Samsung electronics’ Q1 report revealed an almost 60% decline in profits compared to last year, as the tech giant continued to grapple with its display and memory business. Its operating margin declined from last year’s 15.64 trillion to 6.2 trillion Korean won ($5.5 billion) till March, missing analysts’ estimates of 6.8 trillion won. This is, however, not surprising as the South Korean tech giant had already expressed warning last month.
Lack of demand from data center companies buying memory chips as well as declining smartphone sales have impacted sales of Samsung’s memory chips. But it is already known that the entire semiconductor industry has been struggling over these issues. Analysts’ further express concerns over the persistence of these problems for the next quarter as well, with a slim opportunity that it may improve from the second half of the year.

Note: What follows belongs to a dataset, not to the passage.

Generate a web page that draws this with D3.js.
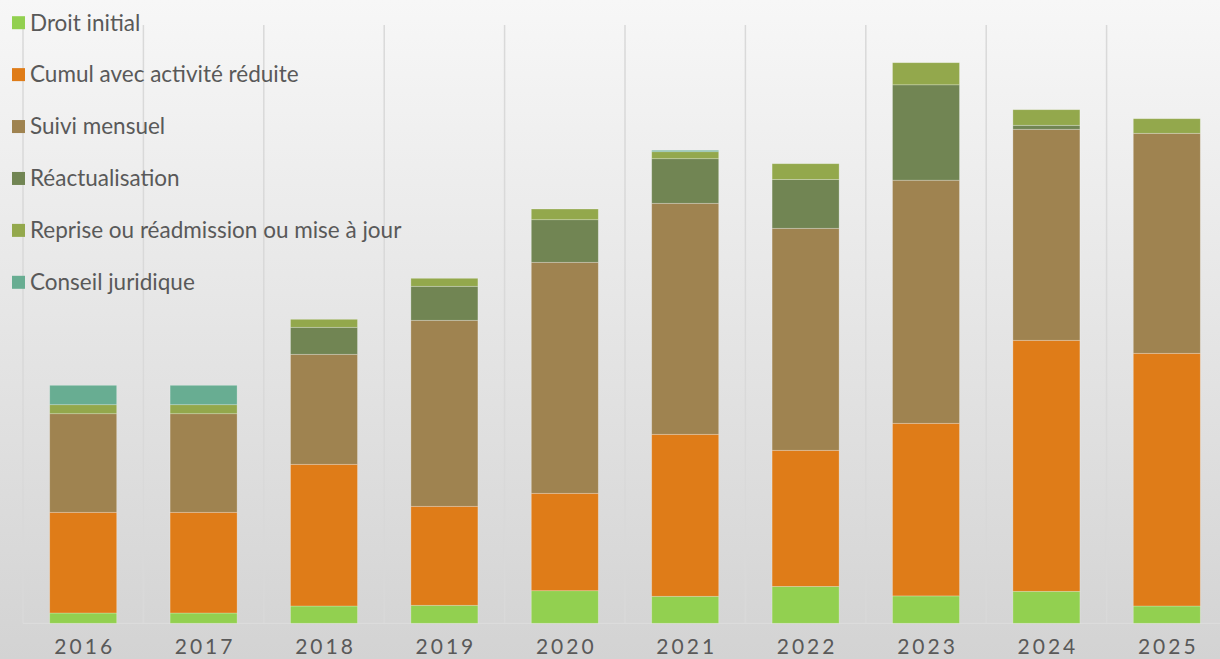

According to the executive director, the weaker-than-expected operating profit number could be explained by a likely one-off provision in cost for Samsung’s memory business. As far as its display business is concerned, LCD panel prices fell sharply due to competition from the Chinese competitor’s coupled with a decline in the OLED display screens used in high end smartphones like Apple (AAPL) iPhone.
But there still may be some good news for Samsung--its 5G potential. The company has rolled out its new Galaxy S10 5G smartphones in its home market on Friday. This could be meaningful as it also sells chipsets and network equipment required to build out that 5G technology. The company is set to launch the Galaxy S10 5G in the U.S. with Verizon (VZ).